Spam text classification using LSTM Recurrent Neural Network
Publication year - 2021
Publication title -
international journal of emerging trends in engineering research
Language(s) - English
Resource type - Journals
SCImago Journal Rank - 0.218
H-Index - 14
ISSN - 2347-3983
DOI - 10.30534/ijeter/2021/11992021
Subject(s) - artificial intelligence , computer science , recurrent neural network , support vector machine , naive bayes classifier , machine learning , class (philosophy) , convolutional neural network , f1 score , false positive paradox , set (abstract data type) , artificial neural network , pattern recognition (psychology) , natural language processing , programming language
Sequence Classification is one of the on-demand research projects in the field of Natural Language Processing (NLP). Classifying a set of images or text into an appropriate category or class is a complex task that a lot of Machine Learning (ML) models fail to accomplish accurately and end up under-fitting the given dataset. Some of the ML algorithms used in text classification are KNN, Naïve Bayes, Support Vector Machines, Convolutional Neural Networks (CNNs), Recursive CNNs, Recurrent Neural Networks (RNNs), Long Short Term Memory (LSTM), etc. For this experimental study, LSTM and a few other algorithms were chosen for a more comparative study. The dataset used is the SMS Spam Collection Dataset from Kaggle and 150 more entries were additionally added from different sources. Two possible class labels for the data points are spam and ham. Each entry consists of the class label, a few sentences of text followed by a few useless features that are eliminated.

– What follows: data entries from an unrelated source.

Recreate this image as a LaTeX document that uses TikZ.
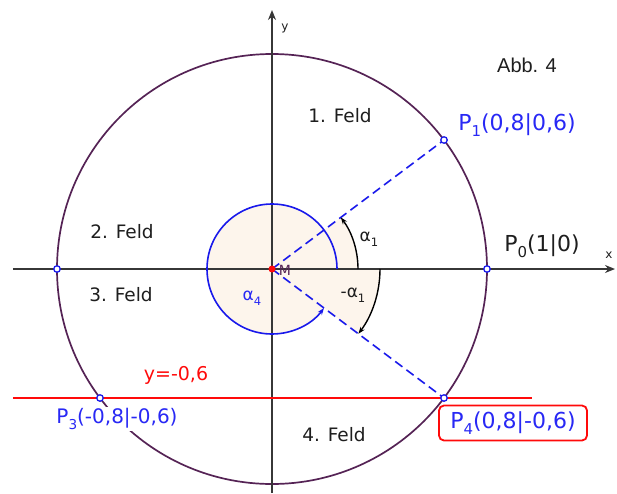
\documentclass[tikz,border=0pt]{standalone}
\usepackage{fontspec}
\setmainfont{DejaVu Sans}
\newfontfamily\arialfont{Liberation Sans}
\usepackage{graphicx}
\usetikzlibrary{arrows.meta}
\definecolor{circcol}{RGB}{85,35,85}
\definecolor{axiscol}{RGB}{55,55,55}
\definecolor{myblue}{RGB}{25,25,235}
\definecolor{txtblue}{RGB}{40,40,245}
\definecolor{myred}{RGB}{255,10,10}
\definecolor{beige}{RGB}{253,245,236}
\definecolor{txtdark}{RGB}{30,30,30}
\newcommand\lsub[1]{\raisebox{-0.28em}{\scalebox{0.68}{#1}}}
\tikzset{
  axisline/.style={draw=axiscol, line width=1.6pt, -{Stealth[length=10pt,width=8pt]}},
  circline/.style={draw=circcol, line width=1.7pt},
  dashline/.style={draw=myblue, line width=1.6pt, dash pattern=on 9pt off 5pt},
  anglearc/.style={draw=black, line width=1.4pt, -{Stealth[length=7pt,width=5pt]}},
  pointmark/.style={circle, draw=myblue, fill=white, line width=1.3pt, inner sep=0pt, minimum size=6.5pt},
  feldlabel/.style={text=txtdark, font=\fontsize{18.5}{22}\selectfont, inner sep=0pt},
  ptlabel/.style={text=txtblue, font=\fontsize{22}{26}\selectfont, inner sep=1pt},
}
\begin{document}
\begin{tikzpicture}[x=1pt,y=1pt]
\useasboundingbox (-272,-224) rectangle (345,269);
\coordinate (M) at (0,0);
\coordinate (P0) at (215,0);
\coordinate (P1) at (172,129);
\coordinate (Q) at (-215,0);
\coordinate (P3) at (-172,-129);
\coordinate (P4) at (172,-129);
\coordinate (xl) at (-259,0);
\coordinate (xr) at (343,0);
\coordinate (yb) at (0,-224);
\coordinate (yt) at (0,259);
\coordinate (rl) at (-259,-129);
\coordinate (rr) at (260,-129);
% fills
\fill[beige] (M) -- (65,0) arc[start angle=0,end angle=323.13,radius=65] -- cycle;
\fill[beige] (M) -- (86,0) arc[start angle=0,end angle=36.87,radius=86] -- cycle;
\fill[beige] (M) -- (108,0) arc[start angle=0,end angle=-36.87,radius=108] -- cycle;
% circle
\draw[circline] (M) circle[radius=215];
% axes
\draw[axisline] (xl) -- (xr);
\draw[axisline] (yb) -- (yt);
% red line
\draw[myred, line width=2.3pt] (rl) -- (rr);
% dashed radii
\draw[dashline] (M) -- (P1);
\draw[dashline] (M) -- (P4);
% angle arcs
\draw[anglearc] (86,0) arc[start angle=0,end angle=36.87,radius=86];
\draw[anglearc] (108,0) arc[start angle=0,end angle=-36.87,radius=108];
\draw[draw=myblue, line width=1.6pt, -{Stealth[length=7pt,width=5pt]}] (65,0) arc[start angle=0,end angle=323.13,radius=65];
% labels
\node[ptlabel, fill=white, inner sep=1pt, font=\fontsize{20}{24}\selectfont] (l3) at (-155,-150) {P\lsub{3}(-0,8|-0,6)};
\node[ptlabel, draw=myred, fill=white, rounded corners=5pt, line width=1.8pt, minimum width=148pt, minimum height=35pt] (l4) at (241,-154) {P\lsub{4}(0,8|-0,6)};
% points
\node[pointmark] (p0) at (P0) {};
\node[pointmark] (p1) at (P1) {};
\node[pointmark] (q) at (Q) {};
\node[pointmark] (p3) at (P3) {};
\node[pointmark] (p4) at (P4) {};
\node[circle, fill=myred, inner sep=0pt, minimum size=7pt] (m) at (M) {};
\node[text=circcol, font=\fontsize{14}{16}\selectfont, inner sep=0pt] (ml) at (13,-1) {M};
\node[ptlabel] (l1) at (245,144) {P\lsub{1}(0,8|0,6)};
\node[text=txtdark, font=\fontsize{22}{26}\selectfont, inner sep=0pt] (l0) at (270,23) {P\lsub{0}(1|0)};
\node[feldlabel] (f1) at (68,153) {1. Feld};
\node[feldlabel] (f2) at (-150,37) {2. Feld};
\node[feldlabel] (f3) at (-151,-26) {3. Feld};
\node[feldlabel] (f4) at (62,-166) {4. Feld};
\node[text=txtdark, font=\arialfont\fontsize{20}{24}\selectfont, inner sep=0pt] (abb) at (255,204) {Abb. 4};
\node[text=myred, font=\fontsize{19}{22}\selectfont, inner sep=0pt] (yl) at (-96,-106) {y=-0,6};
\node[text=txtdark, font=\fontsize{12}{14}\selectfont, inner sep=0pt] (xlab) at (337,14) {x};
\node[text=txtdark, font=\fontsize{12}{14}\selectfont, inner sep=0pt] (ylab) at (13,241) {y};
\node[text=txtdark, font=\fontsize{17}{19}\selectfont, inner sep=0pt] (a1) at (97,30) {α\lsub{1}};
\node[text=txtdark, font=\fontsize{17}{19}\selectfont, inner sep=0pt] (ma1) at (81,-26) {-α\lsub{1}};
\node[text=txtblue, font=\fontsize{17}{19}\selectfont, inner sep=0pt] (a4) at (-20,-29) {α\lsub{4}};
\end{tikzpicture}
\end{document}
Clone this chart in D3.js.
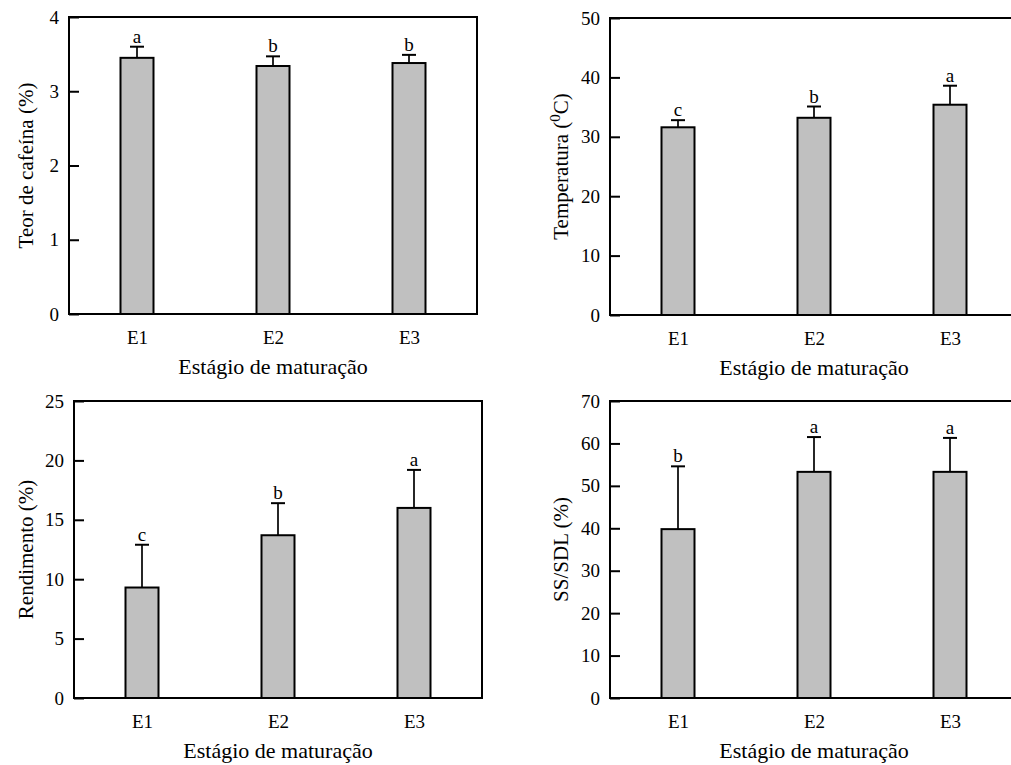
<!DOCTYPE html>
<html>
<head>
<meta charset="utf-8">
<script src="https://cdn.jsdelivr.net/npm/d3@7"></script>
<style>
  body { margin: 0; background: #fff; }
  text { font-family: "Liberation Serif", "Times New Roman", serif; fill: #000; }
</style>
</head>
<body>
<svg width="1011" height="765"></svg>
<script>
// maturation stages (x categories)
var stages = ["E1", "E2", "E3"];

// caffeine content (%)
var cafeina = [3.45, 3.34, 3.38],
    cafeinaErr = [0.15, 0.13, 0.11],
    cafeinaLetras = ["a", "b", "b"];

// temperature (C)
var temperatura = [31.6, 33.2, 35.4],
    temperaturaErr = [1.2, 1.9, 3.2],
    temperaturaLetras = ["c", "b", "a"];

// yield (%)
var rendimento = [9.3, 13.7, 16.0],
    rendimentoErr = [3.6, 2.7, 3.2],
    rendimentoLetras = ["c", "b", "a"];

// SS/SDL (%)
var sssdl = [39.8, 53.3, 53.3],
    sssdlErr = [14.8, 8.2, 8.0],
    sssdlLetras = ["b", "a", "a"];

// y tick labels
var ticksCafeina = [0, 1, 2, 3, 4],
    ticksTemperatura = [0, 10, 20, 30, 40, 50],
    ticksRendimento = [0, 5, 10, 15, 20, 25],
    ticksSssdl = [0, 10, 20, 30, 40, 50, 60, 70];

var xTitle = "Estágio de maturação";

// one entry per panel, built from the arrays above
var panels = [
    { left: 69,  top: 17,  values: cafeina, err: cafeinaErr, letters: cafeinaLetras,
      ticks: ticksCafeina, title: "Teor de cafeína (%)", titleX: 33 },
    { left: 610, top: 18,  values: temperatura, err: temperaturaErr, letters: temperaturaLetras,
      ticks: ticksTemperatura, title: null, titleX: 568 },
    { left: 74,  top: 401, values: rendimento, err: rendimentoErr, letters: rendimentoLetras,
      ticks: ticksRendimento, title: "Rendimento (%)", titleX: 33 },
    { left: 610, top: 401, values: sssdl, err: sssdlErr, letters: sssdlLetras,
      ticks: ticksSssdl, title: "SS/SDL (%)", titleX: 568 }
];

var svg = d3.select("svg"),
    width = 408,
    height = 297,
    barWidth = 33,
    capWidth = 14;

panels.forEach(function(p) {
    var g = svg.append("g").attr("transform", "translate(" + p.left + "," + p.top + ")");

    var x = d3.scalePoint().domain(stages).range([0, width]).padding(0.5),
        y = d3.scaleLinear()
              .domain([0, d3.max(p.ticks)])
              .range([height, 0]);

    // y axis, ticks pointing inward
    var ya = g.append("g")
        .call(d3.axisLeft(y).tickValues(p.ticks).tickFormat(d3.format("d"))
              .tickSizeInner(-10).tickSizeOuter(0).tickPadding(10));
    ya.select(".domain").remove();
    ya.selectAll("line").attr("stroke", "#000").attr("stroke-width", 2);
    ya.selectAll("text").style("font-size", "19px");

    // x axis labels
    var xa = g.append("g")
        .attr("transform", "translate(0," + height + ")")
        .call(d3.axisBottom(x).tickSize(0).tickPadding(17));
    xa.select(".domain").remove();
    xa.selectAll("text").style("font-size", "19px");

    var data = stages.map(function(s, i) {
        return { s: s, v: p.values[i], e: p.err[i], l: p.letters[i] };
    });

    // error bars (upper only)
    g.selectAll(".err").data(data).enter().append("line")
        .attr("x1", d => x(d.s)).attr("x2", d => x(d.s))
        .attr("y1", d => y(d.v)).attr("y2", d => y(d.v + d.e))
        .attr("stroke", "#000").attr("stroke-width", 1.7);
    g.selectAll(".cap").data(data).enter().append("line")
        .attr("x1", d => x(d.s) - capWidth / 2).attr("x2", d => x(d.s) + capWidth / 2)
        .attr("y1", d => y(d.v + d.e)).attr("y2", d => y(d.v + d.e))
        .attr("stroke", "#000").attr("stroke-width", 2);

    // bars
    g.selectAll(".bar").data(data).enter().append("rect")
        .attr("x", d => x(d.s) - barWidth / 2)
        .attr("y", d => y(d.v))
        .attr("width", barWidth)
        .attr("height", d => height - y(d.v))
        .attr("fill", "#c0c0c0")
        .attr("stroke", "#000")
        .attr("stroke-width", 2);

    // significance letters
    g.selectAll(".letter").data(data).enter().append("text")
        .attr("x", d => x(d.s))
        .attr("y", d => y(d.v + d.e) - 4)
        .attr("text-anchor", "middle")
        .style("font-size", "19px")
        .text(d => d.l);

    // frame
    g.append("rect")
        .attr("width", width).attr("height", height)
        .attr("fill", "none").attr("stroke", "#000").attr("stroke-width", 2);

    // x title
    g.append("text")
        .attr("x", width / 2)
        .attr("y", height + 60)
        .attr("text-anchor", "middle")
        .style("font-size", "22px")
        .text(xTitle);

    // y title
    var yt = svg.append("text")
        .attr("transform", "translate(" + p.titleX + "," + (p.top + height / 2) + ") rotate(-90)")
        .attr("text-anchor", "middle")
        .style("font-size", "21px");
    if (p.title) {
        yt.text(p.title);
    } else {
        yt.append("tspan").text("Temperatura (");
        yt.append("tspan").attr("dy", -8).style("font-size", "15px").text("0");
        yt.append("tspan").attr("dy", 8).text("C)");
    }
});
</script>
</body>
</html>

After converting the text to the required format, the models are run and then evaluated using various metrics. In experimental studies, the LSTM gives much better classification accuracy than the other machine learning models. F1-Scores in the high nineties were achieved using LSTM for classifying the text. The other models showed very low F1-Scores and Cosine Similarities indicating that they had underperformed on the dataset. Another interesting observation is that the LSTM had reduced the number of false positives and false negatives than any other model.